Nonetheless, for the most part, this is a tough piece of music for the average listener—or really any listener. A musician friend who was present asked: “how would you know if he hit a wrong note?” I responded: “he played the wrong notes well.” The “wrong” notes were of course written by MacMillan. Thibaudet’s playing was never in doubt, as his mastery was apparent, particularly in the glittering third movement. Nevertheless, this is not a Concerto to which I would be naturally drawn back, except for the transfixing Transfiguration scene, which I would like to hear more than once again.
After intermission, Urbanski offered his countryman Lutosławski’s Concerto for Orchestra, composed in 1954, a decade after Bartok's better-known piece by the same name. This is such a fine piece of music that it can come close to keeping company with Bartók’s masterpiece. I thought that the opening of the first movement, after a few thumps on the timpani, could have used just a bit more grip and strength, but everything was crystal clear, as the theme was passed from the cellos to the violas, to the violins and, then, to the woodwinds. The second entry of the theme strengthened, with the Stravinskian rhythms punched out nicely, and with a chugging ostinato in the cellos. The third entry and following development were done with real muscle and conviction, which showed that Urbanski had been thoughtfully planning this build up from the beginning.When they got the theme, the woodwinds danced with and around each other, with playing that was delectable.
The second movement begins with music that sounds as if Mendelssohn met Bartók in Poland. There is a Mendelsohnian fleetness in the skittering strings, as well as some Bartókian crepuscular murmurings in the upper registers of the violins. This part of the movement is designated Capriccio notturno and earns its title in this thoroughly delightful music. Double bass pianissimo pizzicato playing opens the final movement. As its name would suggest, the Concerto gives each section of the orchestra an opportunity to shine, and this was the turn of the double basses. And shine they did. Urbanski then layered in each part of the orchestra seamlessly and generated some wonderfully propulsive playing, at one point seeming to give an imitation of a toreador with his full body gestures. I don’t mean to suggest mere theatrics on his part; the orchestra responded vigorously because it clearly understood what he wished to convey.
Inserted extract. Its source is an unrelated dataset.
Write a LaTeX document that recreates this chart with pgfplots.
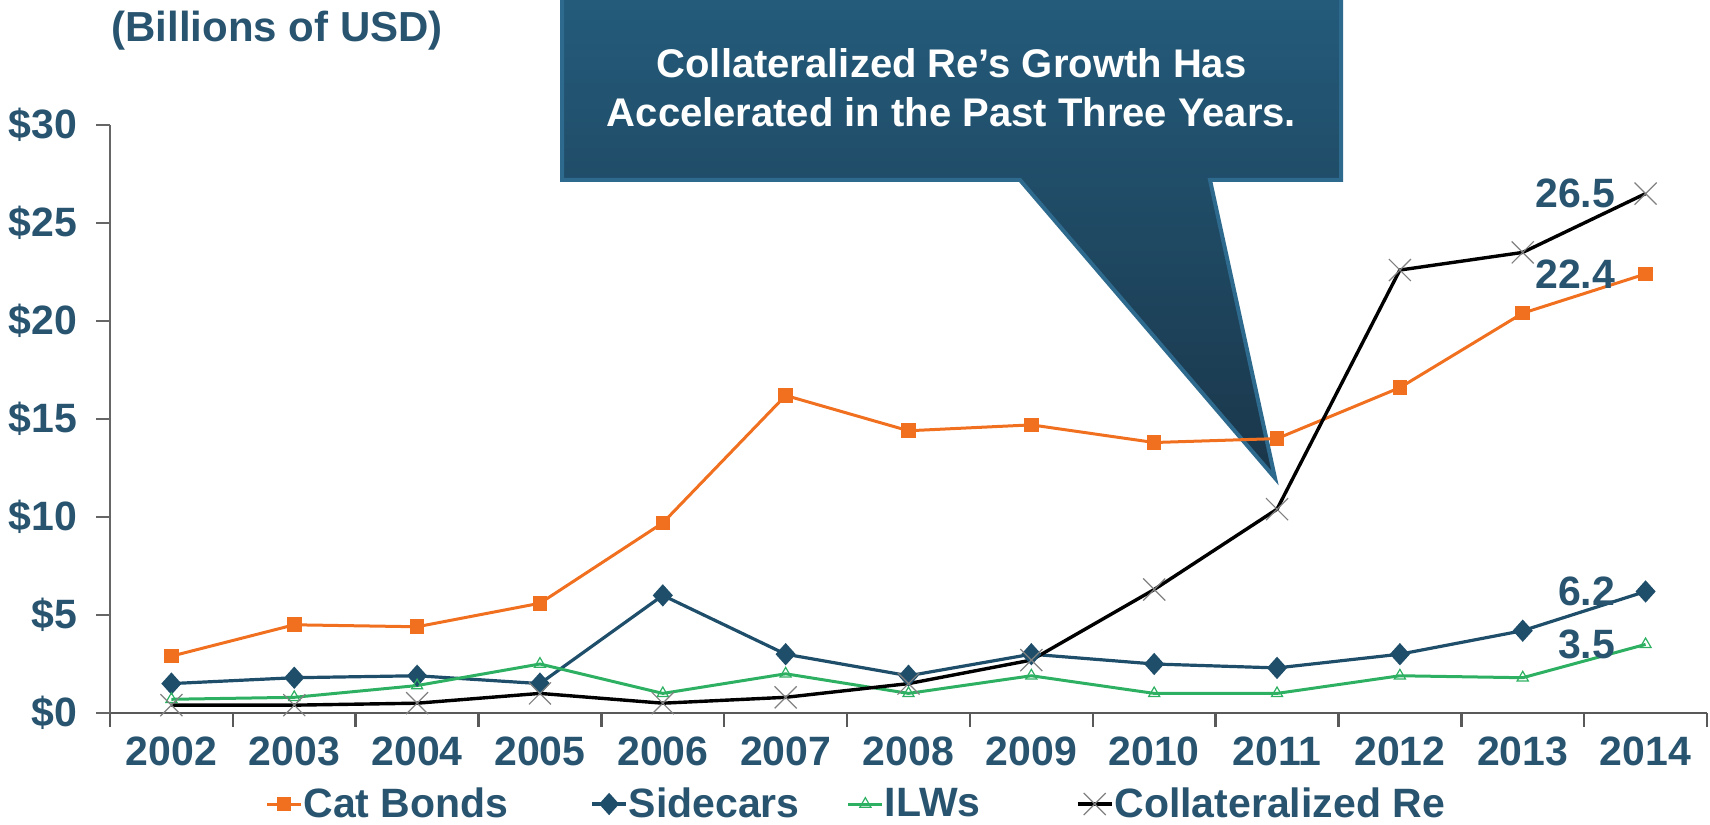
\documentclass[border=0pt]{standalone}
\usepackage{fontspec}
\setmainfont{Liberation Sans}
\usepackage{pgfplots}
\pgfplotsset{compat=1.18}
\definecolor{txt}{RGB}{40,84,112}
\definecolor{cat}{RGB}{240,112,32}
\definecolor{side}{RGB}{31,78,107}
\definecolor{ilw}{RGB}{46,176,98}
\definecolor{boxtop}{RGB}{36,92,124}
\definecolor{boxbot}{RGB}{26,54,74}
\definecolor{boxedge}{RGB}{46,106,142}
\newcommand{\tfont}{\bfseries\fontsize{20.5}{24}\selectfont}
\begin{document}
\begin{tikzpicture}
\useasboundingbox (0,0) rectangle (855pt,412.5pt);
\begin{scope}
\clip (0,0) rectangle (855pt,412.5pt);
\shade[top color=boxtop, bottom color=boxbot] (281pt,420pt) -- (670.5pt,420pt) -- (670.5pt,322.5pt) -- (605pt,322.5pt) -- (637.5pt,173.5pt) -- (510pt,322.5pt) -- (281pt,322.5pt) -- cycle;
\draw[boxedge, line width=2pt, line join=miter] (281pt,420pt) -- (670.5pt,420pt) -- (670.5pt,322.5pt) -- (605pt,322.5pt) -- (637.5pt,173.5pt) -- (510pt,322.5pt) -- (281pt,322.5pt) -- cycle;
\end{scope}
\node[align=center, text=white, font=\bfseries\fontsize{20}{24.5}\selectfont] at (475.75pt,368.75pt) {Collateralized Re’s Growth Has\\Accelerated in the Past Three Years.};
\begin{axis}[
  at={(55pt,56pt)}, anchor=south west, scale only axis,
  width=798.5pt, height=294pt,
  xmin=-0.5, xmax=12.5, ymin=0, ymax=30,
  axis x line*=bottom, axis y line*=left,
  x axis line style={draw=black!65, line width=1.4pt, -},
  y axis line style={draw=black!60, line width=0.8pt, -},
  tick align=outside,
  major tick length=0pt,
  minor tick length=7pt,
  xtick={0,1,2,3,4,5,6,7,8,9,10,11,12},
  xticklabels={2002,2003,2004,2005,2006,2007,2008,2009,2010,2011,2012,2013,2014},
  minor xtick={-0.5,0.5,1.5,2.5,3.5,4.5,5.5,6.5,7.5,8.5,9.5,10.5,11.5,12.5},
  ytick={0,5,10,15,20,25,30},
  yticklabels={\$0,\$5,\$10,\$15,\$20,\$25,\$30},
  minor ytick={0,5,10,15,20,25,30},
  minor x tick style={draw=black!65, line width=1.2pt},
  minor y tick style={draw=black!60, line width=0.8pt},
  major tick style={draw=none},
  ticklabel style={font=\tfont, text=txt},
  xticklabel style={yshift=-8.5pt},
  yticklabel style={xshift=-13pt},
  legend columns=4,
  legend cell align=left,
  legend style={at={(0.097,-0.1548)}, anchor=west, draw=none, fill=none, inner sep=0pt, column sep=0pt, font=\tfont, text=txt, nodes={inner sep=0.5pt}},
  clip=false,
]
\addplot[cat, line width=1.5pt, mark=square*, mark size=2.9pt] coordinates {
(0,2.9) (1,4.5) (2,4.4) (3,5.6) (4,9.7) (5,16.2) (6,14.4) (7,14.7) (8,13.8) (9,14.0) (10,16.6) (11,20.4) (12,22.4)};
\addlegendentry{\makebox[143pt][l]{Cat Bonds}}
\addplot[side, line width=1.6pt, mark=diamond*, mark size=4.4pt, mark options={xscale=1.2}] coordinates {
(0,1.5) (1,1.8) (2,1.9) (3,1.5) (4,6.0) (5,3.0) (6,1.9) (7,3.0) (8,2.5) (9,2.3) (10,3.0) (11,4.2) (12,6.2)};
\addlegendentry{\makebox[108.5pt][l]{Sidecars}}
\addplot[ilw, line width=1.5pt, mark=triangle, mark size=3.2pt, mark options={fill=white, line width=0.6pt}] coordinates {
(0,0.7) (1,0.8) (2,1.4) (3,2.5) (4,1.0) (5,2.0) (6,1.0) (7,1.9) (8,1.0) (9,1.0) (10,1.9) (11,1.8) (12,3.5)};
\addlegendentry{\makebox[95pt][l]{ILWs}}
\addplot[black, line width=1.7pt, mark=x, mark size=7.8pt, mark options={draw=gray, line width=0.6pt}] coordinates {
(0,0.4) (1,0.4) (2,0.5) (3,1.0) (4,0.5) (5,0.8) (6,1.5) (7,2.7) (8,6.3) (9,10.4) (10,22.6) (11,23.5) (12,26.5)};
\addlegendentry{Collateralized Re}
\node[anchor=east, inner sep=0pt, font=\tfont, text=txt, xshift=-15pt] at (axis cs:12,26.5) {26.5};
\node[anchor=east, inner sep=0pt, font=\tfont, text=txt, xshift=-15pt] at (axis cs:12,22.4) {22.4};
\node[anchor=east, inner sep=0pt, font=\tfont, text=txt, xshift=-15pt] at (axis cs:12,6.2) {6.2};
\node[anchor=east, inner sep=0pt, font=\tfont, text=txt, xshift=-15pt] at (axis cs:12,3.5) {3.5};
\end{axis}
\node[anchor=west, inner sep=0pt, font=\bfseries\fontsize{21}{24}\selectfont, text=txt] at (55.5pt,397pt) {(Billions of USD)};
\end{tikzpicture}
\end{document}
I will make sure to be in the audience when this young man returns to Washington.
I have to confess that I only knew the Concerto for Orchestra from recordings, including one by the conductor who gave the work’s premiere, Witold Rowicki. As much as I liked the work, Urbanski’s and the NSO’s exciting performance has raised it in my estimation. I think I now love it. The NSO proved how much it had to show off (did I forget to mention how good the string section was throughout, to say nothing of the timpani?), and Urbanski knew how to let them do it, and more.
The program, with the Saint-Saens’s substituted for the MacMillan, will be repeated on Friday, June 21, and Saturday, June 22. Anyone in the Washington environs should know that the Lutosławski particularly is a performance not to be missed.